Whether in the Arctic, temperate biomes, or the tropics, warming soil spells increased carbon release. This owes to several factors. Soil typically dries as it warms, either reducing respiration in aerobic soils via less water or increasing respiration in waterlogged soils by increasing oxygen supply to microbes. Warming can also affect respiration rates by altered biotic processes, including changes in microbial communities or reducing nutrient availability to decomposers which are instrumental in maintaining soil viability.

Nottingham discovered that “tropical forest soil carbon has a high temperature sensitivity, challenging the prevailing expectation that the temperature sensitivity of soil carbon is lower in the tropics compared to cooler ecosystems at higher latitudes. The loss rate is huge.”

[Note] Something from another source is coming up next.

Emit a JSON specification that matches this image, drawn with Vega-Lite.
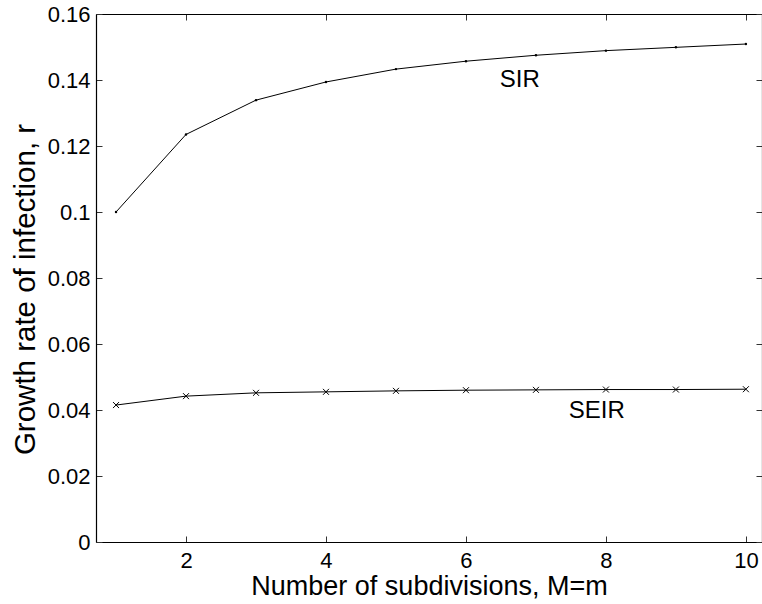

Topical soils will warm at least 3 °C by century’s end. That dirt will release 55% more carbon than it would if it had not been baked – more than 6 times the annual emissions from all human-related sources.

Current climate models consider tropical soils to respond weakly to warming, and therefore insignificant to global hotting up. On this the models are sorely wrong.

References:

Andrew T. Nottingham et al, “Soil carbon loss by experimental warming in a tropical forest,” Nature (12 August 2020).

Gabriel Popkin, “Global warming could unlock carbon from tropical soil,” The New York Times (12 August 2020).

T.W. Crowther et al, “Quantifying global soil carbon losses in response to warming,” Nature (30 November 2016).

Renee Cho, “Can soil help combat climate change?,” Earth Institute, Columbia University (21 February 2018).